▶ **Instructions to follow**: Reproduce, word for word, every line from the first one down to the line containing "axB = fig.add_axes([90/574, 1-744/807, 1-90/574, 306/807])", and nothing else.

====

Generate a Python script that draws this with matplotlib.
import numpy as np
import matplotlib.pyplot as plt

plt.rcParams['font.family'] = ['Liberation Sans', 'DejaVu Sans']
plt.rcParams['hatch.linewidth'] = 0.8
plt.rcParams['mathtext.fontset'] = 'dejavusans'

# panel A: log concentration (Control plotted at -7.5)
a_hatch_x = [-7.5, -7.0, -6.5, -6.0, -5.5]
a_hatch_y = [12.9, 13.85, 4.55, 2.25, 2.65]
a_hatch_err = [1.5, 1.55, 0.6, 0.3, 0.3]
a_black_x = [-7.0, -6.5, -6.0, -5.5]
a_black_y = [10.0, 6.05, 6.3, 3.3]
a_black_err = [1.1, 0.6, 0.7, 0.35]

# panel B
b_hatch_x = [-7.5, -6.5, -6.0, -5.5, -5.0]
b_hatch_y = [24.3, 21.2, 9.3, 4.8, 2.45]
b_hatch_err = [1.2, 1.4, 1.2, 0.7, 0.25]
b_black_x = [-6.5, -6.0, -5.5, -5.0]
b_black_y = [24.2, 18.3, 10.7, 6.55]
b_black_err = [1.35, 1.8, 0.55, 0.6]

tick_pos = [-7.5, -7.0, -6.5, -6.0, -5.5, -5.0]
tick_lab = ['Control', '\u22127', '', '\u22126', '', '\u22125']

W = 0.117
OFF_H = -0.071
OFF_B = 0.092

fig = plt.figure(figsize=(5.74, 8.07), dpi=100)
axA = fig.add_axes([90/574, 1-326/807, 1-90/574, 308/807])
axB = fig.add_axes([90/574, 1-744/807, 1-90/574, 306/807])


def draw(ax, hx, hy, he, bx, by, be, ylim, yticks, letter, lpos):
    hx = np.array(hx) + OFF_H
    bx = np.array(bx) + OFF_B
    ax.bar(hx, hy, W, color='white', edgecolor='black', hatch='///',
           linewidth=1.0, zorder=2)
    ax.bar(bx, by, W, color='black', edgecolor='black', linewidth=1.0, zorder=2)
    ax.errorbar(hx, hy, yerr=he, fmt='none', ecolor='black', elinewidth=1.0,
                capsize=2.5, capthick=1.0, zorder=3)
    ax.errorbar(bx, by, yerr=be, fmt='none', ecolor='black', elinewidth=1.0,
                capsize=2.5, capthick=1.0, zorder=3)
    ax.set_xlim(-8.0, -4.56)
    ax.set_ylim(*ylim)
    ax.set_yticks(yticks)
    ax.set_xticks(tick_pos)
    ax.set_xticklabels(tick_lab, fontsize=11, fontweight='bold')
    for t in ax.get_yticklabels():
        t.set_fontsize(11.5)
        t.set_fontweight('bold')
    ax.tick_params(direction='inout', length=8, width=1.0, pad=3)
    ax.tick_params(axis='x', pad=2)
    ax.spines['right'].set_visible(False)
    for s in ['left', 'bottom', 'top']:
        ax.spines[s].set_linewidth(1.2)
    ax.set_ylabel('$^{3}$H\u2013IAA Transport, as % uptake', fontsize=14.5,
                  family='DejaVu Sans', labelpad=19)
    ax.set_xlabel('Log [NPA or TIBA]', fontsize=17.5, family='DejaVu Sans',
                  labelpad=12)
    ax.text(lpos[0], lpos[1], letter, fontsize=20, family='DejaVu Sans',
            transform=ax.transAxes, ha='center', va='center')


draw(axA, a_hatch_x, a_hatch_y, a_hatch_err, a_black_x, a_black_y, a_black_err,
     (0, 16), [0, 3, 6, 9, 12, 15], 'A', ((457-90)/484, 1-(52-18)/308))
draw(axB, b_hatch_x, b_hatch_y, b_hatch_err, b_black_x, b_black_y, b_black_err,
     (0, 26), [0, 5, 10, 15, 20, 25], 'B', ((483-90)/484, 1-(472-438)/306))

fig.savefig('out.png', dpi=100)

====

▶ **Task answer**:
Generate a Python script that draws this with matplotlib.
import numpy as np
import matplotlib.pyplot as plt

plt.rcParams['font.family'] = ['Liberation Sans', 'DejaVu Sans']
plt.rcParams['hatch.linewidth'] = 0.8
plt.rcParams['mathtext.fontset'] = 'dejavusans'

# panel A: log concentration (Control plotted at -7.5)
a_hatch_x = [-7.5, -7.0, -6.5, -6.0, -5.5]
a_hatch_y = [12.9, 13.85, 4.55, 2.25, 2.65]
a_hatch_err = [1.5, 1.55, 0.6, 0.3, 0.3]
a_black_x = [-7.0, -6.5, -6.0, -5.5]
a_black_y = [10.0, 6.05, 6.3, 3.3]
a_black_err = [1.1, 0.6, 0.7, 0.35]

# panel B
b_hatch_x = [-7.5, -6.5, -6.0, -5.5, -5.0]
b_hatch_y = [24.3, 21.2, 9.3, 4.8, 2.45]
b_hatch_err = [1.2, 1.4, 1.2, 0.7, 0.25]
b_black_x = [-6.5, -6.0, -5.5, -5.0]
b_black_y = [24.2, 18.3, 10.7, 6.55]
b_black_err = [1.35, 1.8, 0.55, 0.6]

tick_pos = [-7.5, -7.0, -6.5, -6.0, -5.5, -5.0]
tick_lab = ['Control', '\u22127', '', '\u22126', '', '\u22125']

W = 0.117
OFF_H = -0.071
OFF_B = 0.092

fig = plt.figure(figsize=(5.74, 8.07), dpi=100)
axA = fig.add_axes([90/574, 1-326/807, 1-90/574, 308/807])
axB = fig.add_axes([90/574, 1-744/807, 1-90/574, 306/807])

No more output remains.